C++ Centralizing SIMD usage

Question

i have a library and a lot of projects depending on that library. I want to optimize certain procedures inside the library using SIMD extensions. However it is important for me to stay portable, so to the user it should be quite abstract. I say at the beginning that i dont want to use some other great library that does the trick. I actually want to understand if that what i want is possible and to what extent.

My very first idea was to have a "vector" wrapper class, that the usage of SIMD is transparent to the user and a "scalar" vector class could be used in case no SIMD extension is available on the target machine. The naive thought came to my mind to use the preprocessor to select one vector class out of many depending on which target the library is compiled.
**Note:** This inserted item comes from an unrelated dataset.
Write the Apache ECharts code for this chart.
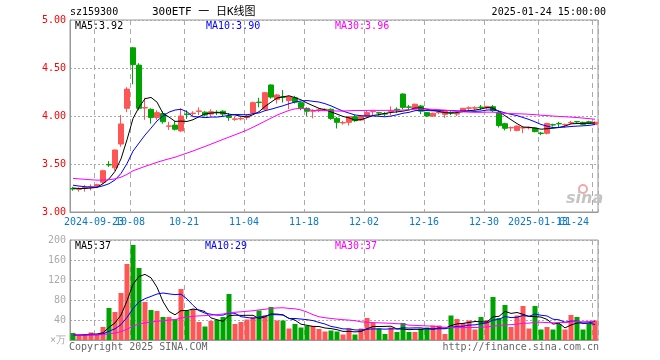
<!DOCTYPE html>
<html><head><meta charset="utf-8">
<script src="https://cdn.jsdelivr.net/npm/echarts@6/dist/echarts.min.js"></script>
<style>html,body{margin:0;padding:0;background:#fff}#c{width:660px;height:360px}</style>
</head><body><div id="c"></div>
<script>
// ---- data ----
const dates = ['2024-09-13','2024-09-18','2024-09-19','2024-09-20','2024-09-23','2024-09-24','2024-09-25','2024-09-26','2024-09-27','2024-09-30',
'2024-10-08','2024-10-09','2024-10-10','2024-10-11','2024-10-14','2024-10-15','2024-10-16','2024-10-17','2024-10-18','2024-10-21',
'2024-10-22','2024-10-23','2024-10-24','2024-10-25','2024-10-28','2024-10-29','2024-10-30','2024-10-31','2024-11-01','2024-11-04',
'2024-11-05','2024-11-06','2024-11-07','2024-11-08','2024-11-11','2024-11-12','2024-11-13','2024-11-14','2024-11-15','2024-11-18',
'2024-11-19','2024-11-20','2024-11-21','2024-11-22','2024-11-25','2024-11-26','2024-11-27','2024-11-28','2024-11-29','2024-12-02',
'2024-12-03','2024-12-04','2024-12-05','2024-12-06','2024-12-09','2024-12-10','2024-12-11','2024-12-12','2024-12-13','2024-12-16',
'2024-12-17','2024-12-18','2024-12-19','2024-12-20','2024-12-23','2024-12-24','2024-12-25','2024-12-26','2024-12-27','2024-12-30',
'2024-12-31','2025-01-02','2025-01-03','2025-01-06','2025-01-07','2025-01-08','2025-01-09','2025-01-10','2025-01-13','2025-01-14',
'2025-01-15','2025-01-16','2025-01-17','2025-01-20','2025-01-21','2025-01-22','2025-01-23','2025-01-24'];

const opens = [3.244,3.236,3.250,3.260,3.268,3.310,3.495,3.460,3.708,4.080,
4.710,4.530,4.083,4.070,3.985,4.025,3.893,3.905,3.845,4.020,
4.025,4.048,4.040,4.020,4.040,4.050,4.000,3.965,3.970,3.985,
4.030,4.145,4.070,4.323,4.174,4.200,4.160,4.190,4.139,4.080,
4.050,4.060,4.065,4.070,3.976,3.928,3.934,3.993,3.958,3.993,
4.045,4.035,4.025,4.045,4.070,4.229,4.095,4.080,4.104,4.035,
4.000,4.035,4.017,4.035,4.020,4.045,4.080,4.082,4.093,4.085,
4.097,4.030,3.920,3.876,3.850,3.875,3.877,3.875,3.822,3.820,
3.910,3.922,3.908,3.928,3.942,3.934,3.940,3.913];
const closes = [3.240,3.240,3.255,3.264,3.285,3.430,3.490,3.646,3.917,4.280,
4.535,4.080,4.088,3.985,4.035,3.940,3.897,3.862,4.000,4.016,
4.030,4.053,4.010,4.045,4.036,4.020,3.985,3.970,3.975,4.000,
4.139,4.140,4.243,4.197,4.219,4.195,4.200,4.145,4.085,4.050,
4.055,4.065,4.070,3.975,3.934,3.932,3.993,3.951,4.000,4.035,
4.050,4.030,4.020,4.050,4.065,4.090,4.090,4.122,4.050,4.000,
4.028,4.040,4.056,4.030,4.025,4.080,4.085,4.087,4.088,4.100,
4.056,3.900,3.872,3.880,3.895,3.880,3.882,3.837,3.818,3.922,
3.906,3.918,3.912,3.933,3.938,3.913,3.924,3.935];
const lows = [3.222,3.212,3.212,3.225,3.255,3.290,3.470,3.430,3.680,4.040,
4.330,4.060,3.960,3.920,3.960,3.920,3.855,3.850,3.835,3.970,
4.000,4.010,3.995,4.000,4.010,4.000,3.950,3.950,3.955,3.960,
4.020,4.090,4.060,4.180,4.130,4.140,4.070,4.130,4.060,4.000,
3.975,4.040,4.050,3.960,3.870,3.910,3.900,3.940,3.950,3.980,
4.010,4.005,4.000,4.010,4.030,4.070,4.060,4.070,4.020,3.990,
3.990,4.020,3.980,4.010,4.000,4.040,4.050,4.060,4.065,4.070,
4.040,3.880,3.850,3.840,3.840,3.820,3.860,3.830,3.800,3.808,
3.890,3.880,3.880,3.915,3.925,3.905,3.915,3.905];
const highs = [3.262,3.257,3.280,3.288,3.295,3.440,3.530,3.650,4.010,4.300,
4.720,4.550,4.190,4.080,4.060,4.050,3.940,3.950,4.080,4.060,
4.050,4.090,4.050,4.070,4.060,4.060,4.030,3.990,3.995,4.020,
4.150,4.190,4.250,4.330,4.230,4.270,4.210,4.210,4.150,4.090,
4.070,4.080,4.080,4.080,3.990,3.950,4.000,4.010,4.010,4.060,
4.060,4.045,4.040,4.100,4.090,4.236,4.115,4.130,4.115,4.040,
4.035,4.060,4.060,4.050,4.040,4.085,4.100,4.100,4.115,4.105,
4.115,4.050,3.930,3.890,3.900,3.890,3.890,3.880,3.835,3.930,
3.920,3.940,3.920,3.950,3.945,3.940,3.950,3.945];
const volumes = [14,9,12,15,10,26,64,56,94,152,
190,144,76,60,58,46,46,42,102,58,
62,36,27,38,40,46,92,32,36,41,
46,59,49,66,39,39,23,32,25,28,
28,22,17,19,17,11,23,11,23,44,
34,23,12,25,16,34,16,16,23,25,
29,29,12,49,42,34,39,21,46,40,
86,44,70,26,49,68,23,68,21,26,
21,32,21,50,46,21,32,39];
// closes / volumes before the first visible day, estimated so the averages start where the picture's lines start
const priorCloses = [3.40,3.39,3.40,3.41,3.40,3.39,3.38,3.39,3.40,3.41,3.40,3.39,3.38,3.37,3.37,3.38,3.36,3.35,3.37,3.38,
3.33,3.32,3.31,3.30,3.28,3.27,3.25,3.24,3.25];
const priorVolumes = [10,11,10,9,10,11,10,10,9,10,11,10,10,9,10,10,11,10,9,10,10,11,10,9,10,9,8,10,8];

const tickDates = ['2024-09-23','2024-10-08','2024-10-21','2024-11-04','2024-11-18','2024-12-02','2024-12-16','2024-12-30','2025-01-13','2025-01-24'];
const tickLabels = ['2024-09-23','10-08','10-21','11-04','11-18','12-02','12-16','12-30','2025-01-13','01-24'];
const priceMaLabels = ['MA5:3.92','MA10:3.90','MA30:3.96'];
const volMaLabels = ['MA5:37','MA10:29','MA30:37'];

// ---- moving averages of the values above ----
function movingAvg(vals, prior, n) {
  const all = prior.concat(vals), off = prior.length, out = [];
  for (let i = 0; i < vals.length; i++) {
    const end = off + i, start = Math.max(0, end - n + 1);
    let s = 0; for (let k = start; k <= end; k++) s += all[k];
    out.push(+(s / (end - start + 1)).toFixed(4));
  }
  return out;
}
const UP = '#ff5555', DOWN = '#00a400';
const MONO = "'DejaVu Sans Mono', monospace";
const kData = dates.map((d, i) => [opens[i], closes[i], lows[i], highs[i]]);
const volData = volumes.map((v, i) => ({ value: v, itemStyle: { color: closes[i] >= opens[i] ? UP : DOWN } }));
const tickIdx = tickDates.map(d => dates.indexOf(d));

const chart = echarts.init(document.getElementById('c'), null, { renderer: 'canvas' });
function xAxisBase(gi, withLabels) {
  return {
    type: 'category', gridIndex: gi, data: dates, boundaryGap: true,
    axisLine: { show: true, lineStyle: { color: '#999' } },
    axisTick: { show: false },
    axisLabel: withLabels ? {
      interval: 0,
      formatter: (v, i) => { const k = tickIdx.indexOf(i); return k >= 0 ? tickLabels[k] : ''; },
      color: '#0a78c8', fontFamily: MONO, fontSize: 10, margin: 5,
      padding: [0, 6, 0, 0], alignMaxLabel: 'right', hideOverlap: false
    } : { show: false },
    splitLine: { show: true, interval: (i) => tickIdx.includes(i), lineStyle: { color: '#aaa', type: [5, 4], width: 1 } }
  };
}
const txt = (x, y, text, fill, opts = {}) => ({
  type: 'text', silent: true, z: 100,
  style: Object.assign({ x, y, text, fill, font: '10px ' + MONO, textAlign: 'left', textVerticalAlign: 'middle', align: 'left', verticalAlign: 'middle' }, opts)
});
const line = (gi, data, color) => ({
  type: 'line', xAxisIndex: gi, yAxisIndex: gi, data, symbol: 'none', smooth: false,
  lineStyle: { color, width: 1 }, silent: true, z: 5
});

chart.setOption({
  animation: false,
  backgroundColor: '#fff',
  grid: [
    { left: 70, right: 62, top: 20, height: 192, show: true, borderColor: '#999', borderWidth: 1 },
    { left: 70, right: 62, top: 240, height: 100, show: true, borderColor: '#999', borderWidth: 1 }
  ],
  xAxis: [xAxisBase(0, true), xAxisBase(1, false)],
  yAxis: [
    { type: 'value', gridIndex: 0, min: 3, max: 5, interval: 0.5,
      axisLine: { show: true, lineStyle: { color: '#999' } }, axisTick: { show: false },
      axisLabel: { color: '#ff0000', fontFamily: MONO, fontSize: 10, margin: 4, formatter: v => v.toFixed(2) },
      splitLine: { show: true, lineStyle: { color: '#aaa', type: [2, 2] } } },
    { type: 'value', gridIndex: 1, min: 0, max: 200, interval: 40,
      axisLine: { show: true, lineStyle: { color: '#999' } }, axisTick: { show: false },
      axisLabel: { color: '#aaa', fontFamily: MONO, fontSize: 10, margin: 4, formatter: v => v === 0 ? '×万' : String(v) },
      splitLine: { show: true, lineStyle: { color: '#aaa', type: [2, 2] } } }
  ],
  series: [
    { type: 'candlestick', xAxisIndex: 0, yAxisIndex: 0, data: kData, barWidth: 5,
      itemStyle: { color: UP, color0: DOWN, borderColor: UP, borderColor0: DOWN, borderWidth: 1 }, z: 3 },
    line(0, movingAvg(closes, priorCloses, 5), '#000000'),
    line(0, movingAvg(closes, priorCloses, 10), '#0000ff'),
    line(0, movingAvg(closes, priorCloses, 30), '#ff00ff'),
    { type: 'bar', xAxisIndex: 1, yAxisIndex: 1, data: volData, barWidth: 5, z: 3 },
    line(1, movingAvg(volumes, priorVolumes, 5), '#000000'),
    line(1, movingAvg(volumes, priorVolumes, 10), '#0000ff'),
    line(1, movingAvg(volumes, priorVolumes, 30), '#ff00ff')
  ],
  graphic: [
    txt(70, 12, 'sz159300', '#000'),
    txt(152, 12, '300ETF 一 日K线图', '#000', { font: "11px 'DejaVu Sans Mono', 'Noto Sans CJK SC', monospace" }),
    txt(606, 12, '2025-01-24 15:00:00', '#000', { textAlign: 'right', align: 'right' }),
    txt(75, 26, priceMaLabels[0], '#000'),
    txt(206, 26, priceMaLabels[1], '#0000ff'),
    txt(335, 26, priceMaLabels[2], '#ff00ff'),
    txt(75, 246, volMaLabels[0], '#000'),
    txt(205, 246, volMaLabels[1], '#0000ff'),
    txt(335, 246, volMaLabels[2], '#ff00ff'),
    txt(69, 347, 'Copyright 2025 SINA.COM', '#666'),
    txt(599, 347, 'http://finance.sina.com.cn', '#666', { textAlign: 'right', align: 'right' }),
    { type: 'circle', silent: true, z: 90, shape: { cx: 583, cy: 189, r: 4 }, style: { fill: 'none', stroke: '#f0a8a8', lineWidth: 2 } },
    txt(566, 199, 'sina', '#c4c4c4', { font: "italic bold 16px 'DejaVu Sans', sans-serif" })
  ]
});
</script></body></html>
So one scalar vector class, one with SSE (something like this basically: http://fastcpp.blogspot.de/2011/12/simple-vector3-class-with-sse-support.html) and so on... all with the same interface. This gives me good performance but this would mean that i would have to compile the library for any kind of SIMD ISA that i use. I rather would like to evaluate the processor capabilities dynamically at runtime and select the "best" implementation available.

So my second guess was to have a general "vector" class with abstract methods. The "processor evaluator" function would than return instances of the optimal implementation. Obviously this would lead to ugly code, but the pointer to the vector object could be stored in a smart pointer-like container that just delegates the calls to the vector object. Actually I would prefer this method because of its abstraction but I'm not sure if calling the virtual methods actually will kill the performance that i gain using SIMD extensions.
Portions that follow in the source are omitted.